===== Listed records =====

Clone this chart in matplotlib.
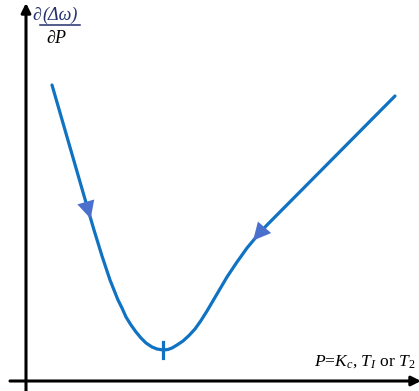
import matplotlib.pyplot as plt
import numpy as np

# sensitivity curve, traced in pixel units (x to the right, y downward)
curve_x = [52, 89, 94, 98, 102, 106, 110, 114, 118, 122, 126, 131, 136, 141,
           146, 152, 157, 163, 168, 172, 177, 183, 189, 195, 201, 207, 212,
           217, 222, 227, 232, 237, 242, 247, 252, 257, 262, 267, 395]
curve_y = [85, 213, 230, 243, 256, 268, 280, 290, 300, 308, 317, 325, 332,
           338, 343, 347, 349, 350, 349.5, 348, 345, 341, 335.5, 329, 320.5,
           311, 302.5, 294, 285.5, 277, 269.5, 262, 255, 248, 242, 236, 230.5,
           225, 96]
arrow_idx = [1, 35]      # points where the direction arrows sit
arrow_dir = [1, -1]      # +1 along the trace, -1 against it
min_idx = 17             # the optimum, marked with a tick

line_col = '#0f72c2'
arrow_col = '#4a6fcc'

plt.rcParams['mathtext.fontset'] = 'custom'
plt.rcParams['mathtext.rm'] = 'Liberation Serif'
plt.rcParams['mathtext.it'] = 'Liberation Serif:italic'

fig = plt.figure(figsize=(4.19, 3.91), dpi=100)
ax = fig.add_axes([0, 0, 1, 1])
ax.set_xlim(0, 419)
ax.set_ylim(391, 0)
ax.axis('off')

# axes with arrow heads
ax.annotate('', xy=(26, 3), xytext=(26, 392), annotation_clip=False,
            arrowprops=dict(arrowstyle='-|>', color='black', lw=2.2,
                            mutation_scale=14, shrinkA=0, shrinkB=0))
ax.annotate('', xy=(421, 381), xytext=(10, 381), annotation_clip=False,
            arrowprops=dict(arrowstyle='-|>', color='black', lw=2.2,
                            mutation_scale=14, shrinkA=0, shrinkB=0))

ax.plot(curve_x, curve_y, color=line_col, lw=2.3, solid_capstyle='round',
        solid_joinstyle='round')

for i, s in zip(arrow_idx, arrow_dir):
    dx = (curve_x[i + 1] - curve_x[i - 1]) * s
    dy = (curve_y[i + 1] - curve_y[i - 1]) * s
    d = np.hypot(dx, dy)
    tip = (curve_x[i] + dx / d * 6, curve_y[i] + dy / d * 6)
    tail = (curve_x[i] - dx / d * 7, curve_y[i] - dy / d * 7)
    ax.annotate('', xy=tip, xytext=tail,
                arrowprops=dict(arrowstyle='-|>,head_length=0.9,head_width=0.45',
                                color=arrow_col, lw=0, mutation_scale=14,
                                shrinkA=0, shrinkB=0))

ax.plot([curve_x[min_idx]] * 2, [curve_y[min_idx] - 8, curve_y[min_idx] + 8],
        color=line_col, lw=2.3)

# y label as a partial-derivative fraction
serif = 'Liberation Serif'
navy = '#22306e'
ax.text(32, 20, '\u2202', fontsize=13, family=serif, style='italic',
        color=navy, va='baseline')
ax.text(42, 20, '(\u0394\u03c9)', fontsize=13, family=serif, style='italic',
        color=navy, va='baseline')
ax.plot([40, 80], [24.5, 24.5], color=navy, lw=1.1)
ax.text(57, 43, '\u2202$P$', fontsize=13, family=serif, ha='center',
        va='baseline')

ax.text(314, 366, '$P$=$K_c$, $T_I$ or $T_2$', fontsize=12.6, family=serif,
        va='baseline')

fig.savefig('out.png', dpi=100)
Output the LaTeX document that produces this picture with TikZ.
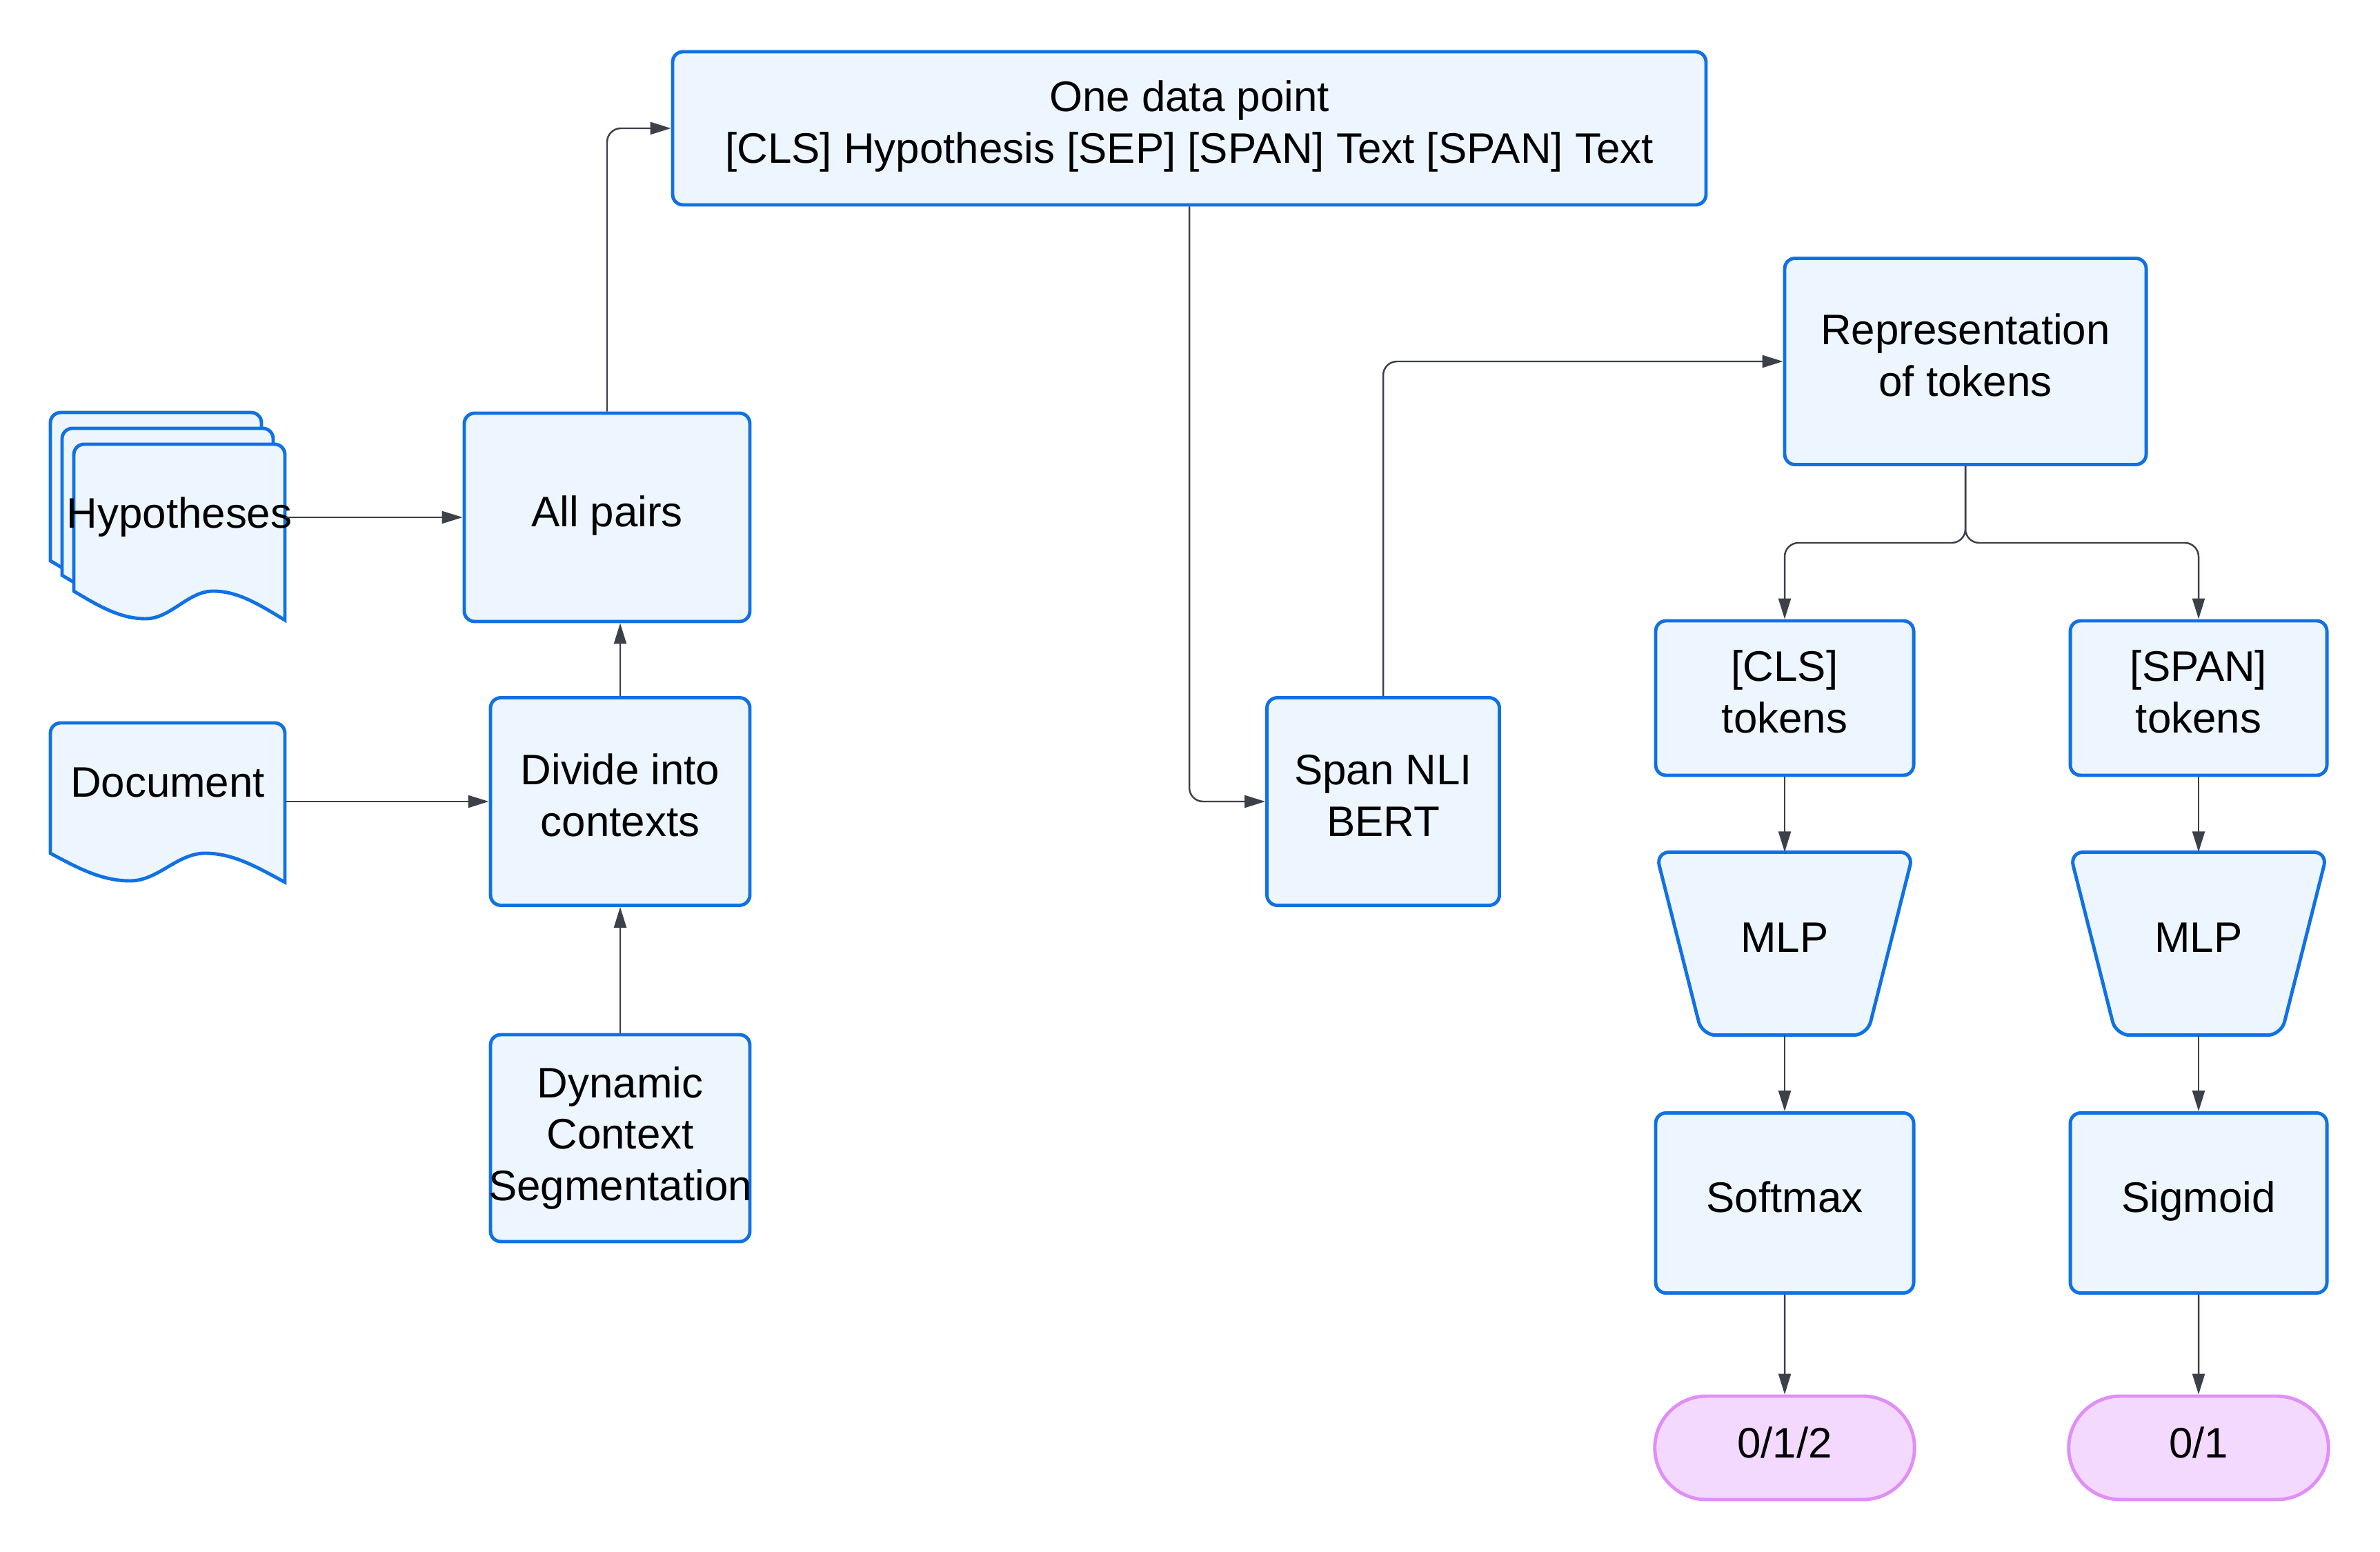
\documentclass[tikz,border=0pt]{standalone}
\usepackage{fontspec}
\setmainfont{Liberation Sans}
\usetikzlibrary{arrows.meta,shapes.misc}

\definecolor{boxfill}{HTML}{EDF5FF}
\definecolor{boxline}{HTML}{1071E5}
\definecolor{termfill}{HTML}{F3D9FE}
\definecolor{termline}{HTML}{E08EF8}
\definecolor{wirecol}{HTML}{3C4049}

% paper sheet with a wavy lower edge: x, y (top left), width, height of left side
\newcommand{\docsheet}[4]{%
  \filldraw[sheet] (#1+#3,#2-#4-0.42) [rounded corners=0.15cm] -- (#1+#3,#2) -- (#1,#2) [sharp corners] -- (#1,#2-#4)
    .. controls (#1+0.12*#3,#2-#4-0.22) and (#1+0.22*#3,#2-#4-0.40) .. (#1+0.34*#3,#2-#4-0.40)
    .. controls (#1+0.46*#3,#2-#4-0.40) and (#1+0.54*#3,#2-#4) .. (#1+0.66*#3,#2-#4)
    .. controls (#1+0.78*#3,#2-#4) and (#1+0.88*#3,#2-#4-0.2) .. (#1+#3,#2-#4-0.42) -- cycle;}
% funnel outline behind a node
\newcommand{\funnel}[1]{%
  \filldraw[sheet, rounded corners=0.2cm] (#1.north west) -- (#1.north east)
    -- ([xshift=-0.67cm]#1.south east) -- ([xshift=0.67cm]#1.south west) -- cycle;}

\begin{document}
\begin{tikzpicture}[
    every node/.style={font=\fontsize{17.6}{21.3}\selectfont},
    sheet/.style={draw=boxline, fill=boxfill, line width=1.4pt},
    box/.style={draw=boxline, fill=boxfill, line width=1.4pt, rounded corners=0.15cm, align=center, inner sep=0pt, text depth=0.18cm},
    mlp/.style={inner sep=0pt, minimum width=3.72cm, minimum height=2.64cm, text depth=0.18cm},
    term/.style={draw=termline, fill=termfill, line width=1.4pt, rounded rectangle, minimum width=4.0cm, minimum height=1.5cm, text depth=0.16cm},
    link/.style={draw=wirecol, line width=0.7pt, rounded corners=0.2cm, -{Triangle[length=0.3cm,width=0.18cm]}}
  ]
  \useasboundingbox (0,0) rectangle (34.5,-22.5);

  % input documents
  \docsheet{0.73}{-5.98}{3.06}{2.15}
  \docsheet{0.90}{-6.21}{3.06}{2.13}
  \docsheet{1.07}{-6.44}{3.06}{2.13}
  \node[inner sep=0pt, minimum width=3.06cm, minimum height=2.12cm] (hyp) at (2.60,-7.50) {\makebox[2.5cm]{Hypotheses}};
  \docsheet{0.73}{-10.48}{3.40}{1.89}
  \node[inner sep=0pt, minimum width=3.40cm, minimum height=2.28cm] (doc) at (2.43,-11.62) {};
  \node (doctxt) at (2.43,-11.35) {Document};

  \node[box, minimum width=14.98cm, minimum height=2.22cm] (datapt) at (17.24,-1.86) {One data point\\{}[CLS] Hypothesis [SEP] [SPAN] Text [SPAN] Text};
  \node[box, minimum width=4.14cm, minimum height=3.02cm] (pairs) at (8.80,-7.50) {All pairs};
  \node[box, minimum width=3.76cm, minimum height=3.01cm] (divide) at (8.99,-11.62) {Divide into\\contexts};
  \node[box, minimum width=3.76cm, minimum height=3.00cm, text depth=0.13cm] (dcs) at (8.99,-16.50) {Dynamic\\Context\\\makebox[3cm]{Segmentation}};
  \node[box, minimum width=3.37cm, minimum height=3.01cm] (spanbert) at (20.05,-11.62) {Span NLI\\BERT};
  \node[box, minimum width=5.24cm, minimum height=2.99cm] (reptok) at (28.49,-5.24) {Representation\\of tokens};

  \node[box, minimum width=3.74cm, minimum height=2.24cm] (cls) at (25.87,-10.12) {{[CLS]}\\tokens};
  \node[box, minimum width=3.72cm, minimum height=2.24cm] (spantok) at (31.87,-10.12) {{[SPAN]}\\tokens};
  \node[mlp] (mlpA) at (25.87,-13.68) {};
  \node[mlp] (mlpB) at (31.87,-13.68) {};
  \funnel{mlpA}
  \funnel{mlpB}
  \node[mlp] (mlpAtxt) at (mlpA) {MLP};
  \node[mlp] (mlpBtxt) at (mlpB) {MLP};
  \node[box, minimum width=3.74cm, minimum height=2.61cm] (soft) at (25.87,-17.44) {Softmax};
  \node[box, minimum width=3.72cm, minimum height=2.61cm] (sigm) at (31.87,-17.44) {Sigmoid};
  \node[term] (outA) at (25.87,-20.99) {0/1/2};
  \node[term] (outB) at (31.87,-20.99) {0/1};

  \coordinate (fork) at (28.49,-7.87);

  \draw[link] (hyp.east) -- (pairs.west);
  \draw[link] (doc) -- (divide);
  \draw[link] (dcs) -- (divide);
  \draw[link] (divide.north) -- (divide.north |- pairs.south);
  \draw[link] (pairs.north) |- (datapt.west);
  \draw[link] (datapt.south) |- (spanbert.west);
  \draw[link] (spanbert.north) |- (reptok.west);
  \draw[link] (reptok.south) -- (fork) -| (cls.north);
  \draw[link] (reptok.south) -- (fork) -| (spantok.north);
  \draw[link] (cls) -- (mlpA); \draw[link] (mlpA) -- (soft); \draw[link] (soft) -- (outA);
  \draw[link] (spantok) -- (mlpB); \draw[link] (mlpB) -- (sigm); \draw[link] (sigm) -- (outB);
\end{tikzpicture}
\end{document}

=====

**Aim of the task**
State the number of lines in the records that include "matplotlib", and write nothing else.

**Exercise answer**
2